这么会表态,他成为曹丕时代最重要的官员之一,也就不奇怪了。

陈群秘密向皇帝汇报了很多事,正式稿交上去,草稿就赶紧毁掉,连家里的子弟,都不知道他说了什么。至于外面的舆论,甚至有人认为陈群做官是混日子,话也不说事也不干的。直到陈群去世后,朝廷要编《名臣奏议》,陈群的这些奏章才公开,于是满朝官员“皆叹息焉”,也不知道佩服陈群其实做了很多事,还是觉得后背凉飕飕的。

总而言之,陈寔、陈纪、陈群三代人,政治上都称得上是人精。在政治斗争极其惨烈险恶的环境下,他们总能正确站队或及时抽身,而该做的事一定会做到位,不该说的话绝对不多说。当然,再会做人,官做得越大,就越是难免得罪人,所以祖孙三代的名声,是一代比一代差,陈寔只做过太丘长,陈纪做到了大鸿胪(九卿之一),陈群是曹魏司空(三公之一),但当时却流传这样的段子:“公惭卿,卿惭长。”

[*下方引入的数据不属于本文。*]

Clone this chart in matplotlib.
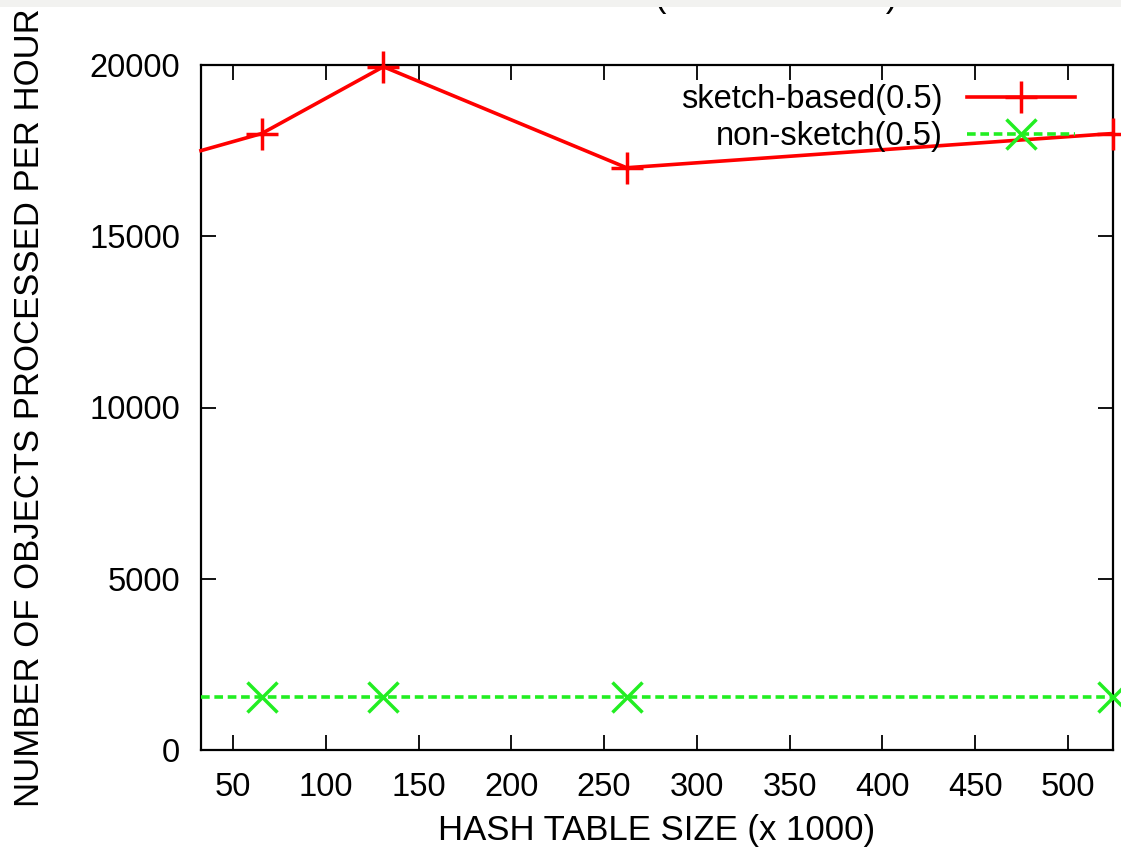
import matplotlib
matplotlib.use('Agg')
import matplotlib.pyplot as plt
from matplotlib.patches import Rectangle

## data
# hash table size (x 1000), powers of two; first entry is the left border
size = [32.768, 65.536, 131.072, 262.144, 524.288]
sketch = [17500, 18000, 19950, 17000, 18000]
non_sketch = [1550, 1550, 1550, 1550, 1550]

x_ticks = [50, 100, 150, 200, 250, 300, 350, 400, 450, 500]
y_ticks = [0, 5000, 10000, 15000, 20000]

plt.rcParams['font.family'] = ['Liberation Sans', 'DejaVu Sans']

fig = plt.figure(figsize=(11.21, 8.49), dpi=100)
ax = fig.add_axes([201/1121, 1 - 750/849, 912/1121, 685/849])

## plot!
ax.plot(size, sketch, color='#ff0000', lw=2.6, marker='+', ms=23, mew=2.5,
        markevery=[1, 2, 3, 4], label='sketch-based(0.5)', clip_on=False, zorder=3)
ax.plot(size, non_sketch, color='#22ee22', lw=2.6, ls=(0, (2.4, 1.3)), marker='x',
        ms=21, mew=2.5, markevery=[1, 2, 3, 4], label='non-sketch(0.5)',
        clip_on=False, zorder=3)

## pretty~
ax.set_xlim(32.768, 524.288)
ax.set_ylim(0, 20000)
ax.set_xticks(x_ticks)
ax.set_yticks(y_ticks)
ax.tick_params(direction='in', length=11, width=1.3, top=True, right=True,
               labelsize=23.5, colors='black')
ax.tick_params(axis='x', pad=16)
ax.tick_params(axis='y', pad=15)
for s in ax.spines.values():
    s.set_linewidth(1.6)

ax.set_xlabel('HASH TABLE SIZE (x 1000)', fontsize=25, labelpad=8)
fig.text(13/1121, 1 - 807/849, 'NUMBER OF OBJECTS PROCESSED PER HOUR',
         rotation=90, ha='left', va='bottom', fontsize=25)

ax.legend(loc='upper right', bbox_to_anchor=(0.958, 0.972), frameon=False,
          fontsize=23.5, markerfirst=False, handlelength=3.3, handletextpad=0.75,
          labelspacing=0.18, borderpad=0, borderaxespad=0, numpoints=1)

# title, mostly hidden under the top band
fig.text(897/1121, 1 - 7/849, 'THROUGHPUT (ALPHA = 0.50)', ha='right', va='baseline',
         fontsize=25, zorder=1)
fig.patches.append(Rectangle((0, 1 - 7/849), 1, 7/849, transform=fig.transFigure,
                             facecolor='#f2f2f0', edgecolor='none', zorder=5))

plt.savefig('out.png', dpi=100)
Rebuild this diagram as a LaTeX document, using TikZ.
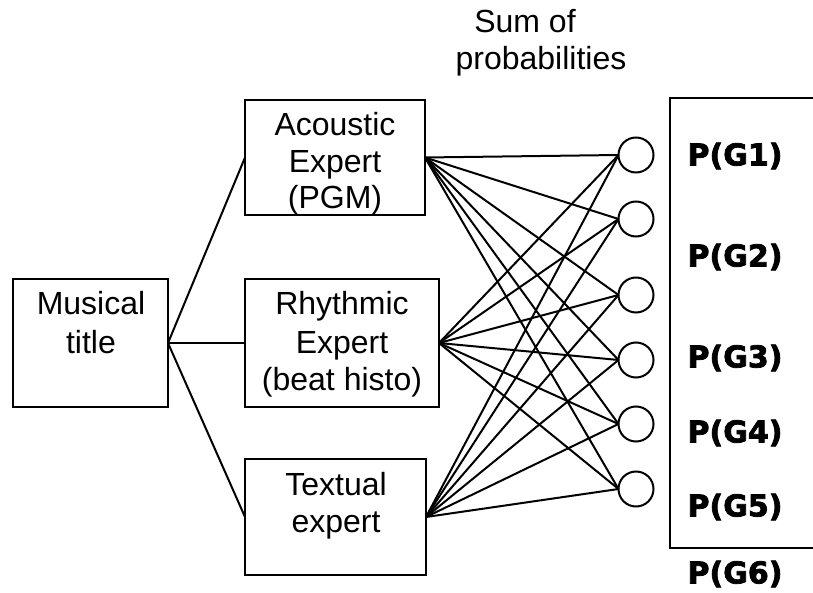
\documentclass[tikz,border=0pt]{standalone}
\usepackage{fontspec}
\setmainfont{Liberation Sans}
\newfontfamily\pgfont[BoldFeatures={FakeBold=2.5}]{DejaVu Sans}
\begin{document}
\begin{tikzpicture}[x=1pt,y=-1pt,
  line width=2pt,
  box/.style={draw, rectangle, inner sep=0pt, outer sep=0pt},
  txt/.style={anchor=base, inner sep=0pt, font=\fontsize{32}{37}\selectfont},
  sumnode/.style={draw, circle, minimum size=35pt, inner sep=0pt, outer sep=0pt},
  plabel/.style={anchor=center, inner sep=0pt, font=\pgfont\bfseries\fontsize{30}{36}\selectfont},
  link/.style={line width=2pt}]
\useasboundingbox (0,0) rectangle (813,593);

% boxes
\node[box, minimum width=155pt, minimum height=128pt] (mt) at (90.5,343) {};
\node[box, minimum width=180pt, minimum height=115pt] (ac) at (335,157.5) {};
\node[box, minimum width=194pt, minimum height=128pt] (rh) at (342,343) {};
\node[box, minimum width=181pt, minimum height=116pt] (tx) at (335.5,517) {};

% box texts
\node[txt] (mt1) at (91,315) {Musical};
\node[txt] (mt2) at (91,353) {title};
\node[txt] (ac1) at (335,136) {Acoustic};
\node[txt] (ac2) at (335,173) {Expert};
\node[txt] (ac3) at (335,209) {(PGM)};
\node[txt] (rh1) at (342,315) {Rhythmic};
\node[txt] (rh2) at (342,353) {Expert};
\node[txt] (rh3) at (342,390) {(beat histo)};
\node[txt] (tx1) at (336,495) {Textual};
\node[txt] (tx2) at (336,532) {expert};

% title
\node[txt] (sum1) at (525,33) {Sum of};
\node[txt] (sum2) at (541,70) {probabilities};

% sum circles
\node[sumnode] (c1) at (636,155) {};
\node[sumnode] (c2) at (636,219) {};
\node[sumnode] (c3) at (636,295) {};
\node[sumnode] (c4) at (636,360) {};
\node[sumnode] (c5) at (636,424) {};
\node[sumnode] (c6) at (636,489) {};

% output bracket
\draw (813,98) -- (670,98) -- (670,548) -- (813,548);

% probability labels
\node[plabel] (p1) at (735,156) {P(G1)};
\node[plabel] (p2) at (735,257) {P(G2)};
\node[plabel] (p3) at (735,358) {P(G3)};
\node[plabel] (p4) at (735,433) {P(G4)};
\node[plabel] (p5) at (735,507) {P(G5)};
\node[plabel] (p6) at (735,574) {P(G6)};

% musical title to experts
\draw[link] (mt.east) -- (ac.west);
\draw[link] (mt.east) -- (rh.west);
\draw[link] (mt.east) -- (tx.west);

% experts to sums
\foreach \e in {ac,rh,tx}{
  \foreach \c in {c1,c2,c3,c4,c5,c6}{
    \draw[link] (\e.east) -- (\c.west);
  }
}
\end{tikzpicture}
\end{document}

但到了陈群的儿子陈泰,作风却大不相同。陈泰算是曹魏名将,和蜀国的姜维多次交手,往往还能占到上风。转眼间到了甘露五年(260)“司马昭之心,路人皆知”的时代,皇帝曹髦忍无可忍攻击司马昭,司马昭让贾充封锁皇帝的前进路线,贾充又吩咐手下,把皇帝捅了个“刃出于背”。于是引出《世说新语》中的这一条:

高贵乡公薨,内外喧哗。司马文王问侍中陈泰曰:“何以静之?”泰云:“唯杀贾充,以谢天下。”文王曰:“可复下此不?”对曰:“但见其上,未见其下。”(《世说新语·方正》)

皇帝当街被杀了,各种议论纷纷。

为了平息舆论,司马昭决定丢个替罪羊出去,就和陈泰商量。当初,陈群和司马懿同时为曹丕去世时的托孤之臣,两家关系是非常好的。

陈泰说,把贾充杀了吧。司马昭说,能不能换个比贾充级别低点的人?陈泰说:“但见其上,未见其下。”比贾充地位更高的人谁该杀,我是看在眼里的;贾充手下的人究竟谁该死,我根本不关心。

“方正”是讲原则,不通融的意思。陈泰这么不给司马昭面子,自然是极“方正”的了。还有史料说,这之后陈泰就呕血而亡。

陈泰这个态度,司马昭当然极不乐见。魏晋时期皇权很少会用残酷手段清洗世家大族,但冷处理是可以的。陈泰的儿子还承袭爵位,但颍川陈氏里他这一支,从此在政治上就没多大重要性了。

《世说新语》一上来就按照传统标榜德行,但实际上对道德却很有点虚无主义的态度,大约也和许多家族和个人都是这样的命运有关吧。